**STATED TASK**:
Repeat the span of the entries below that starts at the line with "Write the React, TypeScript" and ends at the line with "import * as", nothing more. Skip the pictures.

**RAW DATA**:
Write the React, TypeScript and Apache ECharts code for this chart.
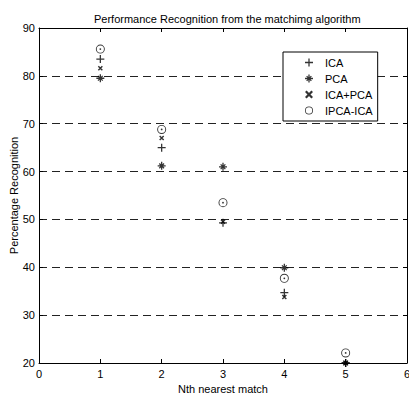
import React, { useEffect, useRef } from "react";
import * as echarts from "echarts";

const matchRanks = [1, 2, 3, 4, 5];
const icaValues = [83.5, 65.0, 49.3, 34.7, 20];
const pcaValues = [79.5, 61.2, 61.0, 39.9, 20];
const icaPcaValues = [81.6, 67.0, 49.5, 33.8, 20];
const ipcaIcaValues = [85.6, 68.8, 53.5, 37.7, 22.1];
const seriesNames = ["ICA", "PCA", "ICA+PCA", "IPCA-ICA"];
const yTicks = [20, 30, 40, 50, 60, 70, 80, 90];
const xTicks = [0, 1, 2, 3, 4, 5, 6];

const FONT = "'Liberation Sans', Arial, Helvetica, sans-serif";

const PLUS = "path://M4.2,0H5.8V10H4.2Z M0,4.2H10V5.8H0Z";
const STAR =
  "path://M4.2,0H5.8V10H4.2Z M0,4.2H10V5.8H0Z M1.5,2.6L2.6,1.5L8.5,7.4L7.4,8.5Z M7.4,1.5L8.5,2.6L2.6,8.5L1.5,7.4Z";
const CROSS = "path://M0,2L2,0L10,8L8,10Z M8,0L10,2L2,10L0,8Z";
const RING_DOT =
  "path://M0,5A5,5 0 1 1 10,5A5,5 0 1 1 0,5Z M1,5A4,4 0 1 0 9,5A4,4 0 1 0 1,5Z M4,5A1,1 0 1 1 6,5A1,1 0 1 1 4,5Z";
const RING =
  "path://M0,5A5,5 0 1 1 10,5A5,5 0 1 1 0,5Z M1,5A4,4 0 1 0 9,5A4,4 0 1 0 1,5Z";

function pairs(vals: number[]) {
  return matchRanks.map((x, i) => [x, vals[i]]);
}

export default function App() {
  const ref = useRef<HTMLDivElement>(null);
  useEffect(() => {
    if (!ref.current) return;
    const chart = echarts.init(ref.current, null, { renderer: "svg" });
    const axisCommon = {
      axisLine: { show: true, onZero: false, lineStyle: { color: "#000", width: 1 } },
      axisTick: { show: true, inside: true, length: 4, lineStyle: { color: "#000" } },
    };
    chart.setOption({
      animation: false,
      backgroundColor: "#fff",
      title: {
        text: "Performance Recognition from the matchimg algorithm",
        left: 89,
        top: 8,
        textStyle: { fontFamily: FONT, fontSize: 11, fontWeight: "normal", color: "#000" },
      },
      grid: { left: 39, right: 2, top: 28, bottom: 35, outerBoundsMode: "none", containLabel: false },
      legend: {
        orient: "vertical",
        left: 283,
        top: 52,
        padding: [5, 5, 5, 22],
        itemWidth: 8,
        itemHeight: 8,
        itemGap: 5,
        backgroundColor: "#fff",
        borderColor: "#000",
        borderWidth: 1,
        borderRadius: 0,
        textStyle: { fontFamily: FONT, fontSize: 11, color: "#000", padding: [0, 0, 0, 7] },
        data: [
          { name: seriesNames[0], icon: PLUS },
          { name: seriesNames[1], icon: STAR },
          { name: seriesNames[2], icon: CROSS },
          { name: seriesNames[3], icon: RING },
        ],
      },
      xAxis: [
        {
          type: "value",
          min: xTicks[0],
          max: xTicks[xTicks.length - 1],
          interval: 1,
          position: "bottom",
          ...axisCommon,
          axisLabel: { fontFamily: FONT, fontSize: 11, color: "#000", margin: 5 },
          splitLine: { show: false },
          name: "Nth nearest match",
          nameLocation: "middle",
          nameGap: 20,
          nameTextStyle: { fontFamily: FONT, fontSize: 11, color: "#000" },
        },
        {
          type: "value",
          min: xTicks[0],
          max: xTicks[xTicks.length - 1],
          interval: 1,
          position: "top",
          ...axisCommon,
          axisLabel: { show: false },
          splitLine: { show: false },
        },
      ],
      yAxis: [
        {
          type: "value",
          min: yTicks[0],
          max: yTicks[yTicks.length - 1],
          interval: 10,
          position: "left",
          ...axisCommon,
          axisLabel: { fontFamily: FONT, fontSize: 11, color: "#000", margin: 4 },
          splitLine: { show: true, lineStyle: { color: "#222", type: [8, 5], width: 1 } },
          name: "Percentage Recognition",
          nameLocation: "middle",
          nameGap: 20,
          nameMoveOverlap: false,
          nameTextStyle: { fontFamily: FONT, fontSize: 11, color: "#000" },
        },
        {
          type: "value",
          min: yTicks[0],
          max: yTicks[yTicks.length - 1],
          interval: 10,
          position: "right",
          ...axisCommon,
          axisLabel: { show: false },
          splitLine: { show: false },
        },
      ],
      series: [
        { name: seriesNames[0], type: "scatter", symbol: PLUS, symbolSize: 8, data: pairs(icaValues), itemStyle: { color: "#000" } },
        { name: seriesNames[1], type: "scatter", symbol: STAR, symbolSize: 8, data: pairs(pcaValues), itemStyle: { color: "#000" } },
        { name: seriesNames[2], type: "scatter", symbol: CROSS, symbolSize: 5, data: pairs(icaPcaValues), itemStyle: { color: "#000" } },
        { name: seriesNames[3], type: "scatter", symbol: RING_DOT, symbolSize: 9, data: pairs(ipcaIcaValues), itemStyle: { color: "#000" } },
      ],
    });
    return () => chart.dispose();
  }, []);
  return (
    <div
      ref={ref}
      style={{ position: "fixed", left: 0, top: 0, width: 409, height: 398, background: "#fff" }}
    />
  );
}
--
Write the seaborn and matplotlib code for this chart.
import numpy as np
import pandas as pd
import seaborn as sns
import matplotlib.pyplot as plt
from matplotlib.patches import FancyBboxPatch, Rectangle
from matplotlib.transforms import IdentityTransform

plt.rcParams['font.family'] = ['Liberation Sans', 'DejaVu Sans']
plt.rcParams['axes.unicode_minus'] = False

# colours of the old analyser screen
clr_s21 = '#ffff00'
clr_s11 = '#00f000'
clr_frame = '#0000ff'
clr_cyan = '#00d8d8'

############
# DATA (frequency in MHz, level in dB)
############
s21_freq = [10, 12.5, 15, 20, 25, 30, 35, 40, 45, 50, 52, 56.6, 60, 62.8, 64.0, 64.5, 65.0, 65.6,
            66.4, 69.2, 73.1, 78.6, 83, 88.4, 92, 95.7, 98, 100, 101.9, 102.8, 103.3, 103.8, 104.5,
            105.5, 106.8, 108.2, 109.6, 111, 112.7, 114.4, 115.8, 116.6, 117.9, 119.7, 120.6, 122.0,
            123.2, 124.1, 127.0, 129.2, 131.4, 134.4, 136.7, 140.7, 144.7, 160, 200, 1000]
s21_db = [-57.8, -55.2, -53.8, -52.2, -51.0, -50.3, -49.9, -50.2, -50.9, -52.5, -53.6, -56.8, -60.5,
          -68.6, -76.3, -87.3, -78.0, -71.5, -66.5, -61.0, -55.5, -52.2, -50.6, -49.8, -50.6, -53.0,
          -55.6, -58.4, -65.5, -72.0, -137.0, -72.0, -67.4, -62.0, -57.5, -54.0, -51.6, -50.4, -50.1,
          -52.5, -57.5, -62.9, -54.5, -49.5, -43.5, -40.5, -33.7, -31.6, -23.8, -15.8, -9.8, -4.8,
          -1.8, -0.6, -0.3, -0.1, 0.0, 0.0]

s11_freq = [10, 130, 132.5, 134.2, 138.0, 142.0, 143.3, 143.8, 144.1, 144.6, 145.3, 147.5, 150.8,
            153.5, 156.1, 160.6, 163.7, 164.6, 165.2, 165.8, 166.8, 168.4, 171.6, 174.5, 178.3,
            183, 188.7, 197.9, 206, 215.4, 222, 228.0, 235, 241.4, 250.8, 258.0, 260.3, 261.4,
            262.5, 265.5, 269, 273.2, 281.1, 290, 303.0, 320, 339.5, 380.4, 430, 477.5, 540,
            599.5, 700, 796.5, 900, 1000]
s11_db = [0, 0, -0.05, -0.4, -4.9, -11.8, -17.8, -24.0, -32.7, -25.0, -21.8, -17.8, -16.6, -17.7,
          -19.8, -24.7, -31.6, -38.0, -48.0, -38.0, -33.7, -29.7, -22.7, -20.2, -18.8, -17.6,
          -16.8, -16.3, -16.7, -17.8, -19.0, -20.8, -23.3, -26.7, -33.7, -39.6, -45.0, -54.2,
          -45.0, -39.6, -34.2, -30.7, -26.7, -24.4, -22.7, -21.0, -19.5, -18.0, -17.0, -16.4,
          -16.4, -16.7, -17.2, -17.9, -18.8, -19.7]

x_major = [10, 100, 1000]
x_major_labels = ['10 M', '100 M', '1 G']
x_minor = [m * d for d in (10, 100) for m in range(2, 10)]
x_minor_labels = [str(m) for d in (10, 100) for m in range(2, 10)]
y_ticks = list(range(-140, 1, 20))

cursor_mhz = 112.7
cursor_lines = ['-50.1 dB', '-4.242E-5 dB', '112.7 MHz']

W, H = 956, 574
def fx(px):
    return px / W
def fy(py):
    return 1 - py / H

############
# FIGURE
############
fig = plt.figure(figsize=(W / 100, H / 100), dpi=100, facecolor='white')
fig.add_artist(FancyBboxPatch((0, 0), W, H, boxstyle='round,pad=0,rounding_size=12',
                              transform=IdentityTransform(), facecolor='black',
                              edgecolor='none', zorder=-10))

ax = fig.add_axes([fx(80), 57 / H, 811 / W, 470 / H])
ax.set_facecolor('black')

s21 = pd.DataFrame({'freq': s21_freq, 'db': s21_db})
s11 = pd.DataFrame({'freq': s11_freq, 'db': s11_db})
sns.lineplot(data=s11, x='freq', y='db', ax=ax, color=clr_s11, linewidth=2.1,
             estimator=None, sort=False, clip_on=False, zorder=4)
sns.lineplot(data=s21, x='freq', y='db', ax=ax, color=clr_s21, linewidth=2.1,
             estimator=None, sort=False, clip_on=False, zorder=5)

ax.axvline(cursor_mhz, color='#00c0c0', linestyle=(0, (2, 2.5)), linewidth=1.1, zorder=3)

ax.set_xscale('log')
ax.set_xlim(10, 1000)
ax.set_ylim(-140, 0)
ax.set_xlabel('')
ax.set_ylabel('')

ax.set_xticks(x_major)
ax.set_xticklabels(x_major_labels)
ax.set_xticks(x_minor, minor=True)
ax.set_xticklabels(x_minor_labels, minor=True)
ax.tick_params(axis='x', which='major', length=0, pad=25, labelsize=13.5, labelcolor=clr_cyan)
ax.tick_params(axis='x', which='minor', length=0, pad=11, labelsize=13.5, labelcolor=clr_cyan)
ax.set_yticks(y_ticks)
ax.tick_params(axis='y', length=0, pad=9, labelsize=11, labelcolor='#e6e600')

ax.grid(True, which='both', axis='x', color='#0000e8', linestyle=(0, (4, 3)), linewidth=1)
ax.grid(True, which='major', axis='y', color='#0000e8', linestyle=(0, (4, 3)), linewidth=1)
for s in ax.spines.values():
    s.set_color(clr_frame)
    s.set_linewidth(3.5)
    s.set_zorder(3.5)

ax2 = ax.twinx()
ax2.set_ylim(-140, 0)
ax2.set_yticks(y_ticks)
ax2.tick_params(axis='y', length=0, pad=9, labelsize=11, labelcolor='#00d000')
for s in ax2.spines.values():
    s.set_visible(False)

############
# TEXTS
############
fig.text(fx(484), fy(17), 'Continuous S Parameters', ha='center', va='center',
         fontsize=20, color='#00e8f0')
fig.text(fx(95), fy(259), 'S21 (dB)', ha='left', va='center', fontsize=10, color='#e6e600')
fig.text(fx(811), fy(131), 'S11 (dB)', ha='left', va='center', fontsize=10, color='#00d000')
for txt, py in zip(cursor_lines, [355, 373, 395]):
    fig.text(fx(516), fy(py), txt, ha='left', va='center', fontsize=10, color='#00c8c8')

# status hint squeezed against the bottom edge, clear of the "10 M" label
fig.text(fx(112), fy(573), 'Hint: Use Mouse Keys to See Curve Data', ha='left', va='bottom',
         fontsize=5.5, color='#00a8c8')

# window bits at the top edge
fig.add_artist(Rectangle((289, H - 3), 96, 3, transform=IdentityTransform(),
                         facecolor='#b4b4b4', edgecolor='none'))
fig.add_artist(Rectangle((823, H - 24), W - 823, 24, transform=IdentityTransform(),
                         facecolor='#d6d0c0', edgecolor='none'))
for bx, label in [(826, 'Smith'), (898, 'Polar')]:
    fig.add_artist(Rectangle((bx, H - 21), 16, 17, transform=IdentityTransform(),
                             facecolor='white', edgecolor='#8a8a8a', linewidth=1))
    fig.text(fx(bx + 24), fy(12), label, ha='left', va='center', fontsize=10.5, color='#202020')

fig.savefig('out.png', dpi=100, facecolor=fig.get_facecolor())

**SOLVED EXERCISE**:
Write the React, TypeScript and Apache ECharts code for this chart.
import React, { useEffect, useRef } from "react";
import * as echarts from "echarts";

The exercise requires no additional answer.